In Belgium, there is no specific law to promote open disclosure among mental health workers and there is no national anonymous incident reporting system, these are local. The lack of a protection law might be a limitation to notify among psychiatrists. Although the number is growing, the lack of anonymous incident reporting systems might be a limitation because it could be used as a learning tool in healthcare institutions.

A final important limitation is retrospective and prospective impact bias. Impact bias is defined as the tendency to overestimate the length or the intensity of future feelings in reaction to either good or bad occurrences.

Implications for practice

Given the widespread frequency of adverse events and the second victim response, health care facilities should anticipate that health workers within their systems will experience such events, and they should be prepared to offer assistance as needed. Guidelines could be useful in quality assurance in mental health care. Comprehensive guidelines should not only cover psycho-pharmacotherapy, but also the “talking” aspects of psychosocial interventions.20

Adverse events in inpatient mental health care demands more care in the aftermath. The therapeutic relationship between patients and mental health workers is stronger than in somatic hospitals, which makes additional support necessary.30 Health professionals who are second victims of adverse events must be supported. Support for health workers after an adverse event is of great importance, it has also an impact on patient safety and the organization itself.28

Larger studies are needed to investigate the prevalence and impact of adverse events in mental health care.

Future research should investigate whether these findings remain consistent in studies with a higher response rate, across other health care workers and settings such as community mental health services. Exploring the present and ideal support for mental health workers who were personally involved in adverse events is also necessary. Another important issue is how mental health workers could be prepared for involvement in adverse events.

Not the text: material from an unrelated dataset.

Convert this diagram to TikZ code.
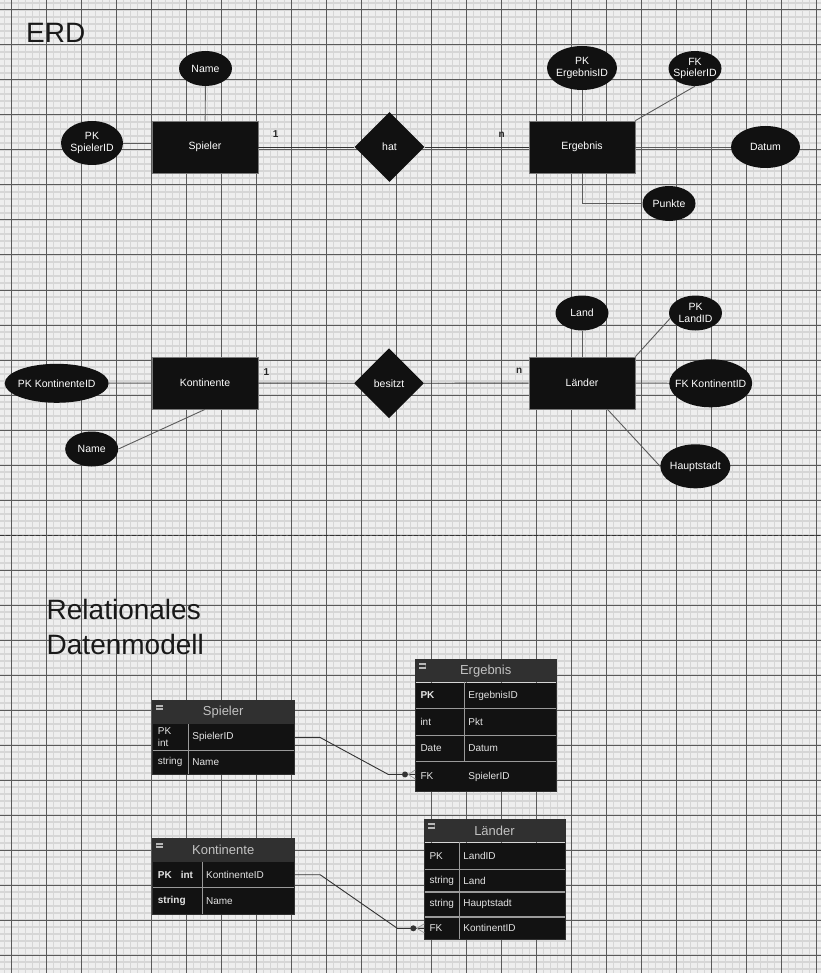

To conclude, the findings of our study provide important insight in the experience of the respondents about the high prevalence of adverse events in inpatient mental health care. The impact on the professional career of the mental health worker should not be underestimated. The impact of the adverse events has been quantified in intensity and it lasts till at least one month after the incident. Recommendation on intensive support to these second victims should take these data in to account. In conclusion, second victims in mental health care should be taken into consideration and become a priority of mental health organizations.

Funding

The author(s) received no financial support for the research, authorship, and/or publication of this article.

Conflict of interest

The authors declare no conflict of interest.

Acknowledgements

We hereby thank all involved hospitals and clinicians for participating to this study.